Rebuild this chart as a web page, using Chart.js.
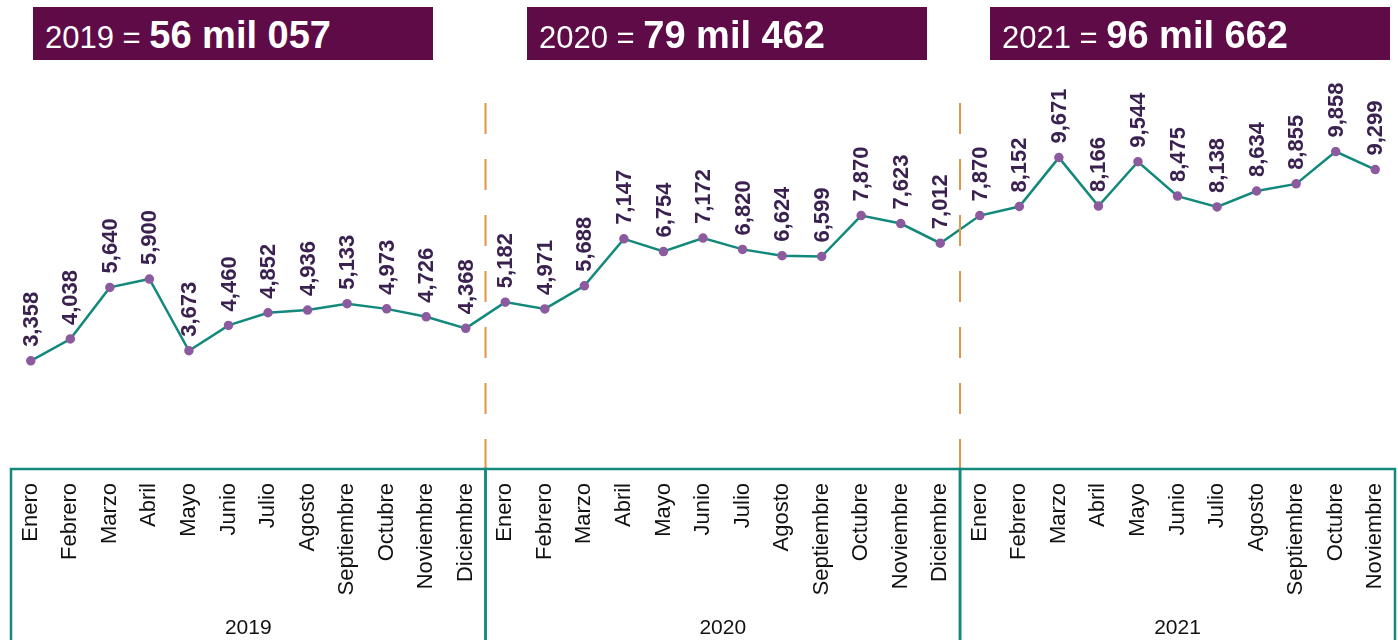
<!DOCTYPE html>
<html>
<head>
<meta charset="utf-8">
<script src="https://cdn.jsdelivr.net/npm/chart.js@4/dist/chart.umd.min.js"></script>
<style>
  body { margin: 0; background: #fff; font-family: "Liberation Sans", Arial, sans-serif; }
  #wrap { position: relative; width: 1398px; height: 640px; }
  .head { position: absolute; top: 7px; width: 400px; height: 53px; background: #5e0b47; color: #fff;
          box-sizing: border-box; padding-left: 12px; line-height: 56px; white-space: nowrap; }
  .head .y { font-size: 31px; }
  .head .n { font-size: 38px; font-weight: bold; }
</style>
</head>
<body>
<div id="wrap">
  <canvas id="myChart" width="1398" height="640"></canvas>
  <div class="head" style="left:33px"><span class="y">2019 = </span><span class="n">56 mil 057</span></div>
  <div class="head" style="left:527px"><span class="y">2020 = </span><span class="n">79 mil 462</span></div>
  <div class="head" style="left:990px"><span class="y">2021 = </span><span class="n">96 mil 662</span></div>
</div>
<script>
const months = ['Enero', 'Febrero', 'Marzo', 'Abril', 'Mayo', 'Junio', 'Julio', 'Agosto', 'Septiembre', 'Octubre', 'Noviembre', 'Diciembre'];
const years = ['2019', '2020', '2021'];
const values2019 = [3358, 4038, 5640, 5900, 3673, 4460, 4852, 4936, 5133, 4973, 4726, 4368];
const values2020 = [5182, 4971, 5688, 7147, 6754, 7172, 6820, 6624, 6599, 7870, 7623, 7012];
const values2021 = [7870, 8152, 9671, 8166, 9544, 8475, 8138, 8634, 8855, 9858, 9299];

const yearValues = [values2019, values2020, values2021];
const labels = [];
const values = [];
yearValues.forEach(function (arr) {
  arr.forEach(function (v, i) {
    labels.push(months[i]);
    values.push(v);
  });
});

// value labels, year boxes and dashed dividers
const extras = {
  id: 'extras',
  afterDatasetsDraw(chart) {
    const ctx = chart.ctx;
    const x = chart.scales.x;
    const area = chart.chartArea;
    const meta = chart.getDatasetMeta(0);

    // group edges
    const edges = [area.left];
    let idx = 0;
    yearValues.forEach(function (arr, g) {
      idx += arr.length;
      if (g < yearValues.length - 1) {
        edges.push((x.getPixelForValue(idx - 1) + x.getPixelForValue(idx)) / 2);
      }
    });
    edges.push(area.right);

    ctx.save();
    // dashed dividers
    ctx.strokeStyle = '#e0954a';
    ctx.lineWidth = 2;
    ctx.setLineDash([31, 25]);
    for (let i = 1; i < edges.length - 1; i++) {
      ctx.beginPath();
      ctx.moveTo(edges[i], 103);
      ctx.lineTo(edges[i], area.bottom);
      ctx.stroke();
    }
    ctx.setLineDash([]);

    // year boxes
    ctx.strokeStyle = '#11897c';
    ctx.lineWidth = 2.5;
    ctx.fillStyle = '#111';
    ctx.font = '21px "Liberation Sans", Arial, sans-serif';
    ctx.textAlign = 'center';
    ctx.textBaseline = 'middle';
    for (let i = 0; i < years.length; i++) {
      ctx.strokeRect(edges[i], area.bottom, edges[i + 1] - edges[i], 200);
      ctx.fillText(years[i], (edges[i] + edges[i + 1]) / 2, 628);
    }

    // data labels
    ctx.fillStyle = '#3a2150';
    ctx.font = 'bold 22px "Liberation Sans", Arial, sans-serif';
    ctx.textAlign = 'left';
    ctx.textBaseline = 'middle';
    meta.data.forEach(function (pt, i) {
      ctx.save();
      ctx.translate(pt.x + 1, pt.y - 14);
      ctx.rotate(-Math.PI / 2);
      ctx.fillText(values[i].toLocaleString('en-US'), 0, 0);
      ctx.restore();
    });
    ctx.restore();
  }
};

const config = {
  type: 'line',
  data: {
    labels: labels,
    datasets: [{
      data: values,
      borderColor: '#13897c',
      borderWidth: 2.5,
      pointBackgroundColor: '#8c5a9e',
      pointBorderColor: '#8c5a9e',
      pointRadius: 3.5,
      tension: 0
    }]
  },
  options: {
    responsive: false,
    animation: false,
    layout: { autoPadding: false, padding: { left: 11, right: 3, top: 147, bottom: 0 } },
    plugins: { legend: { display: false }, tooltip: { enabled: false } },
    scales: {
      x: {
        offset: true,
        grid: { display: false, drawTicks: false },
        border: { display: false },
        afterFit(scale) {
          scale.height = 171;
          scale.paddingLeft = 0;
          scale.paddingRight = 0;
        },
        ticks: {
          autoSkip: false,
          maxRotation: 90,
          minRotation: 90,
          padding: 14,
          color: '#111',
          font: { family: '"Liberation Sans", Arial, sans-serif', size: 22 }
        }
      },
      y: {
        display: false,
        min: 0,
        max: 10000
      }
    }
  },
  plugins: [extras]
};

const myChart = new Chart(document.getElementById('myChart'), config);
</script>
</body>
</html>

________

Stated goal: Reproduce all of the data exactly, omitting each picture it holds.

Result of the task:
Rebuild this chart as a web page, using Chart.js.
<!DOCTYPE html>
<html>
<head>
<meta charset="utf-8">
<script src="https://cdn.jsdelivr.net/npm/chart.js@4/dist/chart.umd.min.js"></script>
<style>
  body { margin: 0; background: #fff; font-family: "Liberation Sans", Arial, sans-serif; }
  #wrap { position: relative; width: 1398px; height: 640px; }
  .head { position: absolute; top: 7px; width: 400px; height: 53px; background: #5e0b47; color: #fff;
          box-sizing: border-box; padding-left: 12px; line-height: 56px; white-space: nowrap; }
  .head .y { font-size: 31px; }
  .head .n { font-size: 38px; font-weight: bold; }
</style>
</head>
<body>
<div id="wrap">
  <canvas id="myChart" width="1398" height="640"></canvas>
  <div class="head" style="left:33px"><span class="y">2019 = </span><span class="n">56 mil 057</span></div>
  <div class="head" style="left:527px"><span class="y">2020 = </span><span class="n">79 mil 462</span></div>
  <div class="head" style="left:990px"><span class="y">2021 = </span><span class="n">96 mil 662</span></div>
</div>
<script>
const months = ['Enero', 'Febrero', 'Marzo', 'Abril', 'Mayo', 'Junio', 'Julio', 'Agosto', 'Septiembre', 'Octubre', 'Noviembre', 'Diciembre'];
const years = ['2019', '2020', '2021'];
const values2019 = [3358, 4038, 5640, 5900, 3673, 4460, 4852, 4936, 5133, 4973, 4726, 4368];
const values2020 = [5182, 4971, 5688, 7147, 6754, 7172, 6820, 6624, 6599, 7870, 7623, 7012];
const values2021 = [7870, 8152, 9671, 8166, 9544, 8475, 8138, 8634, 8855, 9858, 9299];

const yearValues = [values2019, values2020, values2021];
const labels = [];
const values = [];
yearValues.forEach(function (arr) {
  arr.forEach(function (v, i) {
    labels.push(months[i]);
    values.push(v);
  });
});

// value labels, year boxes and dashed dividers
const extras = {
  id: 'extras',
  afterDatasetsDraw(chart) {
    const ctx = chart.ctx;
    const x = chart.scales.x;
    const area = chart.chartArea;
    const meta = chart.getDatasetMeta(0);

    // group edges
    const edges = [area.left];
    let idx = 0;
    yearValues.forEach(function (arr, g) {
      idx += arr.length;
      if (g < yearValues.length - 1) {
        edges.push((x.getPixelForValue(idx - 1) + x.getPixelForValue(idx)) / 2);
      }
    });
    edges.push(area.right);

    ctx.save();
    // dashed dividers
    ctx.strokeStyle = '#e0954a';
    ctx.lineWidth = 2;
    ctx.setLineDash([31, 25]);
    for (let i = 1; i < edges.length - 1; i++) {
      ctx.beginPath();
      ctx.moveTo(edges[i], 103);
      ctx.lineTo(edges[i], area.bottom);
      ctx.stroke();
    }
    ctx.setLineDash([]);

    // year boxes
    ctx.strokeStyle = '#11897c';
    ctx.lineWidth = 2.5;
    ctx.fillStyle = '#111';
    ctx.font = '21px "Liberation Sans", Arial, sans-serif';
    ctx.textAlign = 'center';
    ctx.textBaseline = 'middle';
    for (let i = 0; i < years.length; i++) {
      ctx.strokeRect(edges[i], area.bottom, edges[i + 1] - edges[i], 200);
      ctx.fillText(years[i], (edges[i] + edges[i + 1]) / 2, 628);
    }

    // data labels
    ctx.fillStyle = '#3a2150';
    ctx.font = 'bold 22px "Liberation Sans", Arial, sans-serif';
    ctx.textAlign = 'left';
    ctx.textBaseline = 'middle';
    meta.data.forEach(function (pt, i) {
      ctx.save();
      ctx.translate(pt.x + 1, pt.y - 14);
      ctx.rotate(-Math.PI / 2);
      ctx.fillText(values[i].toLocaleString('en-US'), 0, 0);
      ctx.restore();
    });
    ctx.restore();
  }
};

const config = {
  type: 'line',
  data: {
    labels: labels,
    datasets: [{
      data: values,
      borderColor: '#13897c',
      borderWidth: 2.5,
      pointBackgroundColor: '#8c5a9e',
      pointBorderColor: '#8c5a9e',
      pointRadius: 3.5,
      tension: 0
    }]
  },
  options: {
    responsive: false,
    animation: false,
    layout: { autoPadding: false, padding: { left: 11, right: 3, top: 147, bottom: 0 } },
    plugins: { legend: { display: false }, tooltip: { enabled: false } },
    scales: {
      x: {
        offset: true,
        grid: { display: false, drawTicks: false },
        border: { display: false },
        afterFit(scale) {
          scale.height = 171;
          scale.paddingLeft = 0;
          scale.paddingRight = 0;
        },
        ticks: {
          autoSkip: false,
          maxRotation: 90,
          minRotation: 90,
          padding: 14,
          color: '#111',
          font: { family: '"Liberation Sans", Arial, sans-serif', size: 22 }
        }
      },
      y: {
        display: false,
        min: 0,
        max: 10000
      }
    }
  },
  plugins: [extras]
};

const myChart = new Chart(document.getElementById('myChart'), config);
</script>
</body>
</html>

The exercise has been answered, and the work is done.